Reputation: 863
Question: I convert the basic MNIST example from Tensorflow to a fully convolutional implementation. Now 100 iterations take roughly 20 times longer than before. What causes this?
I take the basic MNIST example from the Tensorflow website. Now I convert the final FC layer to a convolutional layer, inspired by this post by Yann LeCunn and this Quora post, or more general, the article Fully Convolutional Networks for Semantic Segmentation
So I change this code block
with tf.name_scope("Fully_Connected") as scope:
W_fc1 = weight_variable([7**2 * 64, 1024], 'Fully_Connected_layer_1')

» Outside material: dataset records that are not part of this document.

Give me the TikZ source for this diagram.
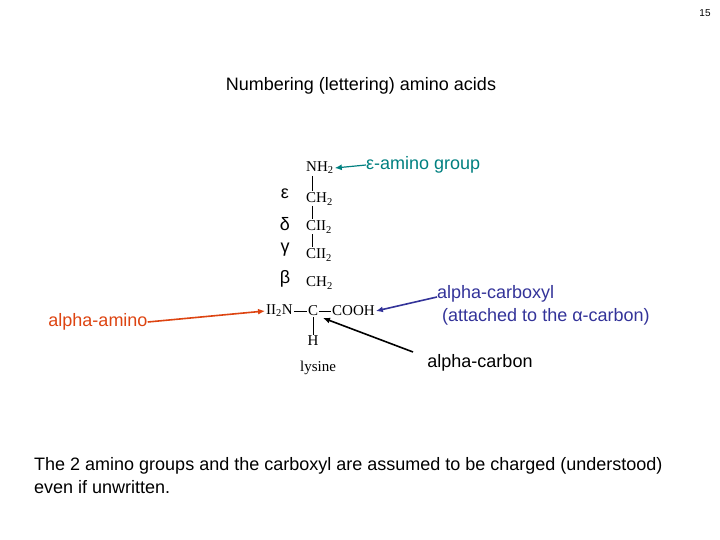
\documentclass[tikz,border=0pt]{standalone}
\usepackage{fontspec}
\usetikzlibrary{arrows.meta}
\setmainfont{Liberation Sans}
\newfontfamily\chem{Liberation Serif}
\begin{document}
\begin{tikzpicture}[x=1pt,y=-1pt,
  lab/.style={font=\fontsize{18}{21}\selectfont, inner sep=0pt},
  ch/.style={font=\chem\fontsize{15}{17}\selectfont, inner sep=1pt},
  gr/.style={font=\fontsize{18}{21}\selectfont, inner sep=0pt},
  bond/.style={line width=0.7pt},
  arr/.style={line width=1.6pt,-{Latex[length=7pt,width=6pt]}}]
\useasboundingbox (0,0) rectangle (720,540);
\definecolor{teal1}{RGB}{0,128,128}
\definecolor{navy1}{RGB}{51,51,153}
\definecolor{red1}{RGB}{221,68,17}
\node[font=\fontsize{10}{12}\selectfont] (pg) at (705,13) {15};
\node[lab] (title) at (361,86) {Numbering (lettering) amino acids};
\node[ch,anchor=west] (nh2) at (305,168) {NH\textsubscript{2}};
\node[ch,anchor=west] (c1) at (305,199) {CH\textsubscript{2}};
\node[ch,anchor=west] (c2) at (305,227) {CII\textsubscript{2}};
\node[ch,anchor=west] (c3) at (305,255) {CII\textsubscript{2}};
\node[ch,anchor=west] (c4) at (305,283) {CH\textsubscript{2}};
\node[ch,anchor=east] (n) at (294,311) {II\textsubscript{2}N};
\node[ch] (ca) at (313,311) {C};
\node[ch,anchor=west] (cooh) at (331,311) {COOH};
\node[ch] (h) at (313,341) {H};
\node[ch] (lys) at (318,368) {lysine};
\node[gr] (e) at (285,194) {ε};
\node[gr] (d) at (285,224) {δ};
\node[gr] (g) at (285,250) {γ};
\node[gr] (b) at (285,279) {β};
\draw[bond] (312,176) -- (312,191) (312,206) -- (312,219) (312,234) -- (312,247);
\draw[bond] (n) -- (ca) (ca) -- (cooh) (ca) -- (h);
\node[lab,anchor=west,text=teal1] (eps) at (366,165) {ε-amino group};
\draw[arr,teal1,line width=1.2pt] (eps.west) -- (nh2.east);
\node[lab,text=red1] (aa) at (98,322) {alpha-amino};
\draw[arr,red1] (aa.east) -- (n.west);
\node[lab,text=navy1,align=left,anchor=west] (ac) at (437,305) {alpha-carboxyl\\[2pt]\ (attached to the α-carbon)};
\draw[arr,navy1] (437,297) -- (cooh.east);
\node[lab] (acarb) at (480,363) {alpha-carbon};
\draw[arr] (413,352) -- (323,318);
\node[lab,anchor=west,align=left] (bt) at (34,476) {The 2 amino groups and the carboxyl are assumed to be charged (understood)\\[2pt]even if unwritten.};
\end{tikzpicture}
\end{document}
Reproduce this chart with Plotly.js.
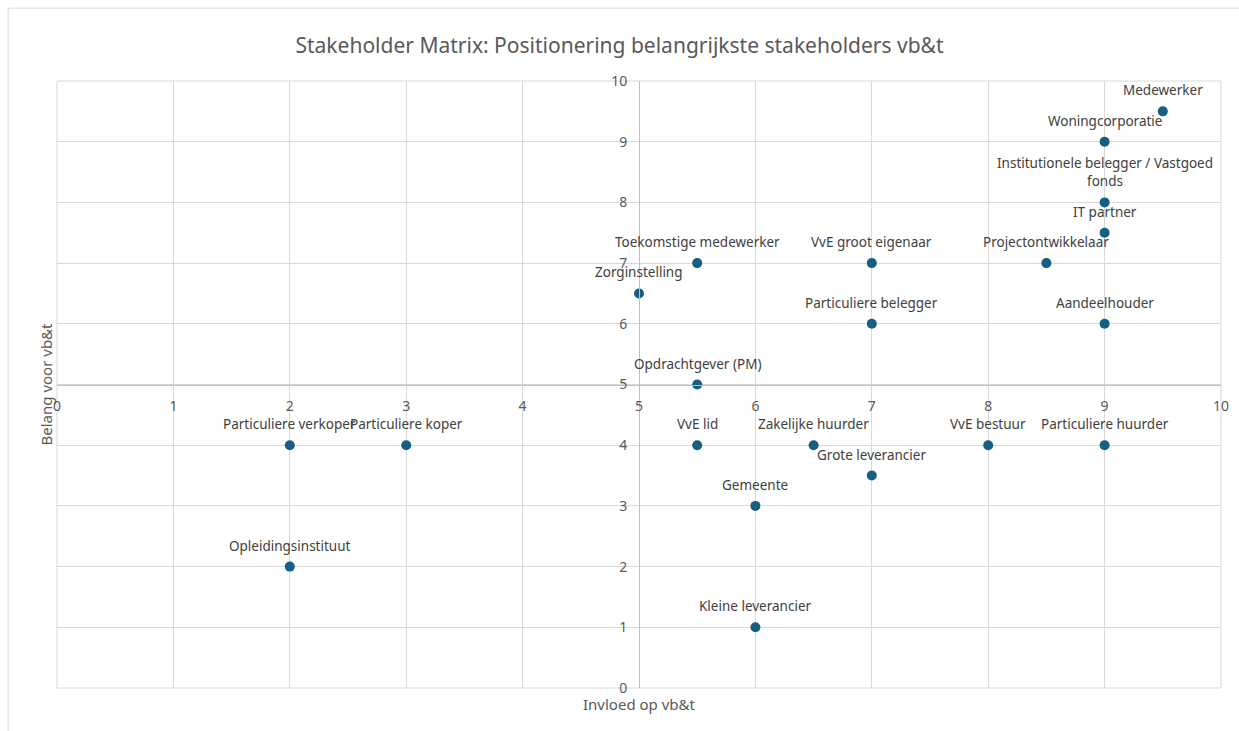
<!DOCTYPE html>
<html><head><meta charset="utf-8">
<script src="https://cdn.plot.ly/plotly-3.0.1.min.js"></script>
<style>html,body{margin:0;padding:0;background:#fff;}#chart{width:1239px;height:731px;}</style>
</head><body><div id="chart"></div>
<script>
const names = ["Medewerker","Woningcorporatie","Institutionele belegger / Vastgoed<br>fonds","IT partner","Projectontwikkelaar","Aandeelhouder","Particuliere huurder","VvE bestuur","VvE groot eigenaar","Particuliere belegger","Grote leverancier","Zakelijke huurder","Toekomstige medewerker","Zorginstelling","Opdrachtgever (PM)","VvE lid","Gemeente","Kleine leverancier","Particuliere verkoper","Particuliere koper","Opleidingsinstituut"];
const invloed = [9.5,9,9,9,8.5,9,9,8,7,7,7,6.5,5.5,5,5.5,5.5,6,6,2,3,2];
const belang = [9.5,9,8,7.5,7,6,4,4,7,6,3.5,4,7,6.5,5,4,3,1,4,4,2];
const tickVals = [0,1,2,3,4,5,6,7,8,9,10];

const font = "Noto Sans, Lato, sans-serif";
const trace = {
  type: 'scatter', mode: 'markers',
  x: invloed, y: belang, text: names,
  marker: {color: '#145f82', size: 10},
  hoverinfo: 'x+y+text', cliponaxis: false
};
const labelAnns = names.map((n, i) => ({
  text: n, x: invloed[i], y: belang[i], xref: 'x', yref: 'y',
  yanchor: 'bottom', xanchor: 'center', yshift: 10, showarrow: false,
  font: {family: font, size: 13.5, color: '#404040'}
}));
const layout = {
  width: 1239, height: 731,
  margin: {l: 57, r: 18, t: 81, b: 43},
  paper_bgcolor: '#fff', plot_bgcolor: '#fff',
  showlegend: false,
  font: {family: font, color: '#595959'},
  title: {text: 'Stakeholder Matrix: Positionering belangrijkste stakeholders vb&t', x: 0.5, xanchor: 'center', y: 0.937, yanchor: 'middle', font: {family: font, size: 21, color: '#595959'}},
  xaxis: {range: [0,10], tickvals: tickVals, ticktext: tickVals.map(String), anchor: 'free', position: 0.5,
    showgrid: true, gridcolor: '#d9d9d9', gridwidth: 1, zeroline: false, showline: true, linecolor: '#bfbfbf', linewidth: 1,
    ticks: '', ticklen: 0, ticklabelstandoff: 9, tickfont: {family: font, size: 14, color: '#595959'}, mirror: false, fixedrange: true},
  yaxis: {range: [0,10], tickvals: tickVals, ticktext: tickVals.map(String), anchor: 'free', position: 0.5,
    showgrid: true, gridcolor: '#d9d9d9', gridwidth: 1, zeroline: false, showline: true, linecolor: '#bfbfbf', linewidth: 1,
    ticks: '', ticklen: 0, ticklabelstandoff: 9, tickfont: {family: font, size: 14, color: '#595959'}, fixedrange: true},
  shapes: [
    {type: 'rect', xref: 'paper', yref: 'paper', x0: 0, x1: 1, y0: 0, y1: 1, line: {color: '#d9d9d9', width: 1}, layer: 'below'},
    {type: 'line', xref: 'paper', yref: 'paper', x0: -0.042, x1: -0.042, y0: -0.08, y1: 1.12, line: {color: '#d9d9d9', width: 1}},
    {type: 'line', xref: 'paper', yref: 'paper', x0: -0.042, x1: 1.03, y0: 1.12, y1: 1.12, line: {color: '#d9d9d9', width: 1}}
  ],
  annotations: labelAnns.concat([
    {text: 'Invloed op vb&t', xref: 'paper', yref: 'paper', x: 0.5, y: 0, yshift: -16, xanchor: 'center', yanchor: 'middle', showarrow: false, font: {family: font, size: 15, color: '#595959'}},
    {text: 'Belang voor vb&t', xref: 'paper', yref: 'paper', x: 0, xshift: -12, y: 0.5, textangle: -90, xanchor: 'center', yanchor: 'middle', showarrow: false, font: {family: font, size: 15, color: '#595959'}}
  ])
};
Plotly.newPlot('chart', [trace], layout, {displayModeBar: false, staticPlot: true});
</script></body></html>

b_fc1 = bias_variable([1024], 'bias_for_Fully_Connected_Layer_1')
h_pool2_flat = tf.reshape(h_pool2, [-1, 7**2*64])
h_fc1 = tf.nn.relu(tf.matmul(h_pool2_flat, W_fc1) + b_fc1)
To this code block
with tf.name_scope("FC_conv") as scope:
W_fcc1 = weight_variable([7,7,64,1024],'FC_conv_1')
b_fcc1 = bias_variable([1024],'bias_for_FC_conv_1')
h_fcc1 = tf.nn.relu(tf.nn.conv2d(h_pool2, W_fcc1, strides=[1, 1, 1, 1], padding='VALID')+b_fcc1)
After this change, 100 iterations take 70 seconds as opposed to a few seconds. That is, the FC implementation took rougly 5 seconds for 100 iterations. The fully-conv implementation takes roughly 70 seconds for 100 iterations.
Can someone give me a clue on this? Why does this convolutional implementation take so much more time?
Thanks a lot for your time and answers
Upvotes: 2
Views: 1272
Reputation: 57893
Your convolution is way too big. It should be more like this
NUM_CHANNELS=1
conv1_weights = tf.Variable(
tf.truncated_normal([5, 5, NUM_CHANNELS, 32], # 5x5 filter, depth 32.
stddev=0.1,
seed=SEED))
See https://github.com/tensorflow/tensorflow/blob/master/tensorflow/models/image/mnist/convolutional.py
Upvotes: 0
Reputation: 1624
Ordinarily, convolutional layers are much more efficient than fully-connected layers, but this is because they offer a way to dramatically reduce the number of parameters that need to be optimized. In this case, if I'm not mistaken, the number of parameters is the same, since the convolutional kernels are being applied to the entire extent of the input. In a sense, it is the locally-connected aspect of convolutional layers that buys you the reduced computational complexity.
So the big difference then is that the convolutional layer needs to convolve each value with a 7x7 kernel. The conventional wisdom I've heard is that it's best to keep the size of the kernels to 3x3 or at most 5x5, and this is in part due to the computational expense of convolving using larger kernels.
I haven't personally explored using fully-convolutional networks, but from what I can gather, the purpose is to improve the accuracy of the model, not so much to improve efficiency. Hope that helps.
Upvotes: 1